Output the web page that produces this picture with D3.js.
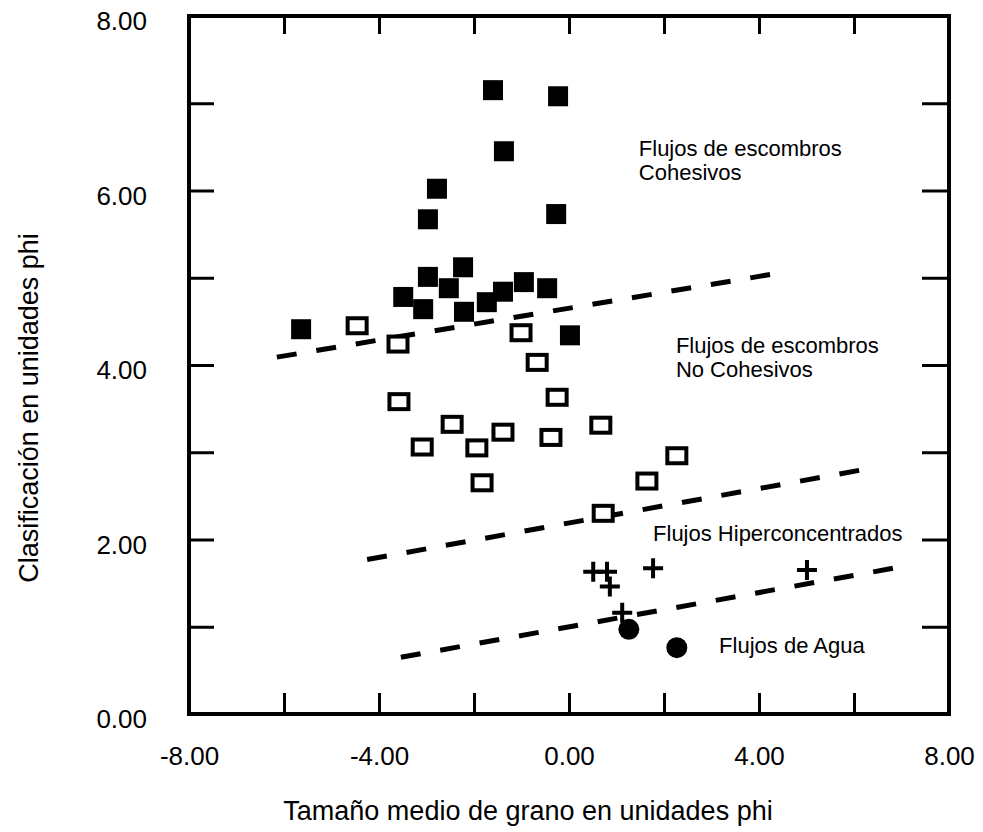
<!DOCTYPE html>
<html>
<head>
<meta charset="utf-8">
<script src="https://cdn.jsdelivr.net/npm/d3@7"></script>
<style>
  body { margin: 0; background: #fff; }
  svg text { font-family: "Liberation Sans", Arial, Helvetica, sans-serif; fill: #000; }
</style>
</head>
<body>
<div id="graph"></div>
<script>
// data (x = tamaño medio, y = clasificación, phi units)
var cohesivos = [
  [-5.64, 4.41], [-1.60, 7.15], [-0.23, 7.08], [-1.37, 6.45], [-2.78, 6.02],
  [-2.97, 5.67], [-0.27, 5.73], [-3.49, 4.78], [-3.07, 4.64], [-2.97, 5.01],
  [-2.23, 5.12], [-2.53, 4.88], [-2.21, 4.61], [-1.73, 4.72], [-1.39, 4.84],
  [-0.95, 4.95], [-0.46, 4.88], [0.02, 4.34]
];
var noCohesivos = [
  [-4.46, 4.45], [-3.60, 4.24], [-1.01, 4.37], [-0.67, 4.03], [-0.25, 3.63],
  [-3.58, 3.58], [-2.46, 3.32], [-3.09, 3.06], [-1.39, 3.23], [-1.94, 3.05],
  [-0.38, 3.17], [-1.83, 2.65], [0.67, 3.31], [2.27, 2.96], [1.64, 2.67],
  [0.72, 2.30]
];
var hiperconcentrados = [
  [0.51, 1.63], [0.80, 1.63], [0.86, 1.46], [1.77, 1.67], [5.01, 1.65], [1.12, 1.16]
];
var agua = [[1.26, 0.97], [2.27, 0.76]];

// dashed boundaries between flow types
var limites = [
  [[-6.15, 4.09], [4.38, 5.05]],
  [[-4.25, 1.77], [6.19, 2.80]],
  [[-3.54, 0.65], [6.82, 1.67]]
];

var xLabelTicks = [-8, -4, 0, 4, 8];
var xMinorTicks = [-6, -4, -2, 0, 2, 4, 6];
var yLabelTicks = [0, 2, 4, 6, 8];
var yMinorTicks = [1, 2, 3, 4, 5, 6, 7];

var zonas = [
  {lines: ["Flujos de escombros", "Cohesivos"], at: [1.47, 6.40]},
  {lines: ["Flujos de escombros", "No Cohesivos"], at: [2.25, 4.14]},
  {lines: ["Flujos Hiperconcentrados"], at: [1.77, 1.98]},
  {lines: ["Flujos de Agua"], at: [3.16, 0.70]}
];

var width = 983, height = 832;

var svg = d3.select("#graph").append("svg")
    .attr("width", width)
    .attr("height", height);

var x = d3.scaleLinear().domain([-8, 8]).range([189, 949]);
var y = d3.scaleLinear().domain([0, 8]).range([714, 16]);

// plain hyphen instead of d3's unicode minus
var fmt = function(d) { return d3.format(".2f")(d).replace("\u2212", "-"); };

// tick marks (inward) on all four sides
function tickOnly(axis, g) {
  g.call(axis);
  g.select(".domain").remove();
  g.selectAll(".tick line").attr("stroke", "#000").attr("stroke-width", 3);
  g.selectAll(".tick text").remove();
}

svg.append("g").attr("transform", "translate(0," + y(0) + ")")
    .call(tickOnly.bind(null, d3.axisBottom(x).tickValues(xMinorTicks).tickSize(-21)));
svg.append("g").attr("transform", "translate(0," + y(8) + ")")
    .call(tickOnly.bind(null, d3.axisTop(x).tickValues(xMinorTicks).tickSize(-18)));
svg.append("g").attr("transform", "translate(" + x(-8) + ",0)")
    .call(tickOnly.bind(null, d3.axisLeft(y).tickValues(yMinorTicks).tickSize(-25)));
svg.append("g").attr("transform", "translate(" + x(8) + ",0)")
    .call(tickOnly.bind(null, d3.axisRight(y).tickValues(yMinorTicks).tickSize(-27)));

// tick labels
function labelOnly(g) {
  g.select(".domain").remove();
  g.selectAll(".tick line").remove();
  g.selectAll(".tick text").attr("font-size", 26).attr("font-family", null);
}

svg.append("g").attr("transform", "translate(0," + y(0) + ")")
    .call(d3.axisBottom(x).tickValues(xLabelTicks).tickFormat(fmt).tickSize(0).tickPadding(33))
    .call(labelOnly);

svg.append("g").attr("transform", "translate(" + x(-8) + ",0)")
    .call(d3.axisLeft(y).tickValues(yLabelTicks).tickFormat(fmt).tickSize(0).tickPadding(42))
    .call(labelOnly)
    .selectAll(".tick text").attr("dy", "0.52em");

// frame
svg.append("rect")
    .attr("x", x(-8)).attr("y", y(8))
    .attr("width", x(8) - x(-8)).attr("height", y(0) - y(8))
    .attr("fill", "none").attr("stroke", "#000").attr("stroke-width", 4);

// dashed boundary lines
var line = d3.line().x(function(d) { return x(d[0]); }).y(function(d) { return y(d[1]); });
svg.append("g").selectAll("path").data(limites).enter().append("path")
    .attr("d", line)
    .attr("fill", "none")
    .attr("stroke", "#000")
    .attr("stroke-width", 5)
    .attr("stroke-dasharray", "20,20");

// cohesive: filled squares
svg.append("g").selectAll("rect").data(cohesivos).enter().append("rect")
    .attr("x", function(d) { return x(d[0]) - 10; })
    .attr("y", function(d) { return y(d[1]) - 10; })
    .attr("width", 20).attr("height", 20)
    .attr("fill", "#000");

// non cohesive: open squares
svg.append("g").selectAll("rect").data(noCohesivos).enter().append("rect")
    .attr("x", function(d) { return x(d[0]) - 9.5; })
    .attr("y", function(d) { return y(d[1]) - 7.5; })
    .attr("width", 19).attr("height", 15)
    .attr("fill", "#fff")
    .attr("stroke", "#000").attr("stroke-width", 4);

// hyperconcentrated: crosses
svg.append("g").selectAll("path").data(hiperconcentrados).enter().append("path")
    .attr("d", function(d) {
      var cx = x(d[0]), cy = y(d[1]);
      return "M" + (cx - 10) + "," + cy + "H" + (cx + 10) + "M" + cx + "," + (cy - 10) + "V" + (cy + 10);
    })
    .attr("stroke", "#000").attr("stroke-width", 4);

// water flows: dots
svg.append("g").selectAll("circle").data(agua).enter().append("circle")
    .attr("cx", function(d) { return x(d[0]); })
    .attr("cy", function(d) { return y(d[1]); })
    .attr("r", 10.5)
    .attr("fill", "#000");

// zone annotations
var zg = svg.append("g").selectAll("text").data(zonas).enter().append("text")
    .attr("x", function(d) { return x(d.at[0]); })
    .attr("y", function(d) { return y(d.at[1]); })
    .attr("font-size", 22);
zg.selectAll("tspan").data(function(d) { return d.lines; }).enter().append("tspan")
    .attr("x", function() { return d3.select(this.parentNode).attr("x"); })
    .attr("dy", function(d, i) { return i ? 24 : 0; })
    .text(function(d) { return d; });

// axis titles
svg.append("text")
    .attr("x", 528).attr("y", 820)
    .attr("text-anchor", "middle")
    .attr("font-size", 27)
    .text("Tamaño medio de grano en unidades phi");

svg.append("text")
    .attr("transform", "translate(38,408) rotate(-90)")
    .attr("text-anchor", "middle")
    .attr("font-size", 27)
    .text("Clasificación en unidades phi");
</script>
</body>
</html>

****

Except for the pictures, reproduce every line exactly.

Output the web page that produces this picture with D3.js.
<!DOCTYPE html>
<html>
<head>
<meta charset="utf-8">
<script src="https://cdn.jsdelivr.net/npm/d3@7"></script>
<style>
  body { margin: 0; background: #fff; }
  svg text { font-family: "Liberation Sans", Arial, Helvetica, sans-serif; fill: #000; }
</style>
</head>
<body>
<div id="graph"></div>
<script>
// data (x = tamaño medio, y = clasificación, phi units)
var cohesivos = [
  [-5.64, 4.41], [-1.60, 7.15], [-0.23, 7.08], [-1.37, 6.45], [-2.78, 6.02],
  [-2.97, 5.67], [-0.27, 5.73], [-3.49, 4.78], [-3.07, 4.64], [-2.97, 5.01],
  [-2.23, 5.12], [-2.53, 4.88], [-2.21, 4.61], [-1.73, 4.72], [-1.39, 4.84],
  [-0.95, 4.95], [-0.46, 4.88], [0.02, 4.34]
];
var noCohesivos = [
  [-4.46, 4.45], [-3.60, 4.24], [-1.01, 4.37], [-0.67, 4.03], [-0.25, 3.63],
  [-3.58, 3.58], [-2.46, 3.32], [-3.09, 3.06], [-1.39, 3.23], [-1.94, 3.05],
  [-0.38, 3.17], [-1.83, 2.65], [0.67, 3.31], [2.27, 2.96], [1.64, 2.67],
  [0.72, 2.30]
];
var hiperconcentrados = [
  [0.51, 1.63], [0.80, 1.63], [0.86, 1.46], [1.77, 1.67], [5.01, 1.65], [1.12, 1.16]
];
var agua = [[1.26, 0.97], [2.27, 0.76]];

// dashed boundaries between flow types
var limites = [
  [[-6.15, 4.09], [4.38, 5.05]],
  [[-4.25, 1.77], [6.19, 2.80]],
  [[-3.54, 0.65], [6.82, 1.67]]
];

var xLabelTicks = [-8, -4, 0, 4, 8];
var xMinorTicks = [-6, -4, -2, 0, 2, 4, 6];
var yLabelTicks = [0, 2, 4, 6, 8];
var yMinorTicks = [1, 2, 3, 4, 5, 6, 7];

var zonas = [
  {lines: ["Flujos de escombros", "Cohesivos"], at: [1.47, 6.40]},
  {lines: ["Flujos de escombros", "No Cohesivos"], at: [2.25, 4.14]},
  {lines: ["Flujos Hiperconcentrados"], at: [1.77, 1.98]},
  {lines: ["Flujos de Agua"], at: [3.16, 0.70]}
];

var width = 983, height = 832;

var svg = d3.select("#graph").append("svg")
    .attr("width", width)
    .attr("height", height);

var x = d3.scaleLinear().domain([-8, 8]).range([189, 949]);
var y = d3.scaleLinear().domain([0, 8]).range([714, 16]);

// plain hyphen instead of d3's unicode minus
var fmt = function(d) { return d3.format(".2f")(d).replace("\u2212", "-"); };

// tick marks (inward) on all four sides
function tickOnly(axis, g) {
  g.call(axis);
  g.select(".domain").remove();
  g.selectAll(".tick line").attr("stroke", "#000").attr("stroke-width", 3);
  g.selectAll(".tick text").remove();
}

svg.append("g").attr("transform", "translate(0," + y(0) + ")")
    .call(tickOnly.bind(null, d3.axisBottom(x).tickValues(xMinorTicks).tickSize(-21)));
svg.append("g").attr("transform", "translate(0," + y(8) + ")")
    .call(tickOnly.bind(null, d3.axisTop(x).tickValues(xMinorTicks).tickSize(-18)));
svg.append("g").attr("transform", "translate(" + x(-8) + ",0)")
    .call(tickOnly.bind(null, d3.axisLeft(y).tickValues(yMinorTicks).tickSize(-25)));
svg.append("g").attr("transform", "translate(" + x(8) + ",0)")
    .call(tickOnly.bind(null, d3.axisRight(y).tickValues(yMinorTicks).tickSize(-27)));

// tick labels
function labelOnly(g) {
  g.select(".domain").remove();
  g.selectAll(".tick line").remove();
  g.selectAll(".tick text").attr("font-size", 26).attr("font-family", null);
}

svg.append("g").attr("transform", "translate(0," + y(0) + ")")
    .call(d3.axisBottom(x).tickValues(xLabelTicks).tickFormat(fmt).tickSize(0).tickPadding(33))
    .call(labelOnly);

svg.append("g").attr("transform", "translate(" + x(-8) + ",0)")
    .call(d3.axisLeft(y).tickValues(yLabelTicks).tickFormat(fmt).tickSize(0).tickPadding(42))
    .call(labelOnly)
    .selectAll(".tick text").attr("dy", "0.52em");

// frame
svg.append("rect")
    .attr("x", x(-8)).attr("y", y(8))
    .attr("width", x(8) - x(-8)).attr("height", y(0) - y(8))
    .attr("fill", "none").attr("stroke", "#000").attr("stroke-width", 4);

// dashed boundary lines
var line = d3.line().x(function(d) { return x(d[0]); }).y(function(d) { return y(d[1]); });
svg.append("g").selectAll("path").data(limites).enter().append("path")
    .attr("d", line)
    .attr("fill", "none")
    .attr("stroke", "#000")
    .attr("stroke-width", 5)
    .attr("stroke-dasharray", "20,20");

// cohesive: filled squares
svg.append("g").selectAll("rect").data(cohesivos).enter().append("rect")
    .attr("x", function(d) { return x(d[0]) - 10; })
    .attr("y", function(d) { return y(d[1]) - 10; })
    .attr("width", 20).attr("height", 20)
    .attr("fill", "#000");

// non cohesive: open squares
svg.append("g").selectAll("rect").data(noCohesivos).enter().append("rect")
    .attr("x", function(d) { return x(d[0]) - 9.5; })
    .attr("y", function(d) { return y(d[1]) - 7.5; })
    .attr("width", 19).attr("height", 15)
    .attr("fill", "#fff")
    .attr("stroke", "#000").attr("stroke-width", 4);

// hyperconcentrated: crosses
svg.append("g").selectAll("path").data(hiperconcentrados).enter().append("path")
    .attr("d", function(d) {
      var cx = x(d[0]), cy = y(d[1]);
      return "M" + (cx - 10) + "," + cy + "H" + (cx + 10) + "M" + cx + "," + (cy - 10) + "V" + (cy + 10);
    })
    .attr("stroke", "#000").attr("stroke-width", 4);

// water flows: dots
svg.append("g").selectAll("circle").data(agua).enter().append("circle")
    .attr("cx", function(d) { return x(d[0]); })
    .attr("cy", function(d) { return y(d[1]); })
    .attr("r", 10.5)
    .attr("fill", "#000");

// zone annotations
var zg = svg.append("g").selectAll("text").data(zonas).enter().append("text")
    .attr("x", function(d) { return x(d.at[0]); })
    .attr("y", function(d) { return y(d.at[1]); })
    .attr("font-size", 22);
zg.selectAll("tspan").data(function(d) { return d.lines; }).enter().append("tspan")
    .attr("x", function() { return d3.select(this.parentNode).attr("x"); })
    .attr("dy", function(d, i) { return i ? 24 : 0; })
    .text(function(d) { return d; });

// axis titles
svg.append("text")
    .attr("x", 528).attr("y", 820)
    .attr("text-anchor", "middle")
    .attr("font-size", 27)
    .text("Tamaño medio de grano en unidades phi");

svg.append("text")
    .attr("transform", "translate(38,408) rotate(-90)")
    .attr("text-anchor", "middle")
    .attr("font-size", 27)
    .text("Clasificación en unidades phi");
</script>
</body>
</html>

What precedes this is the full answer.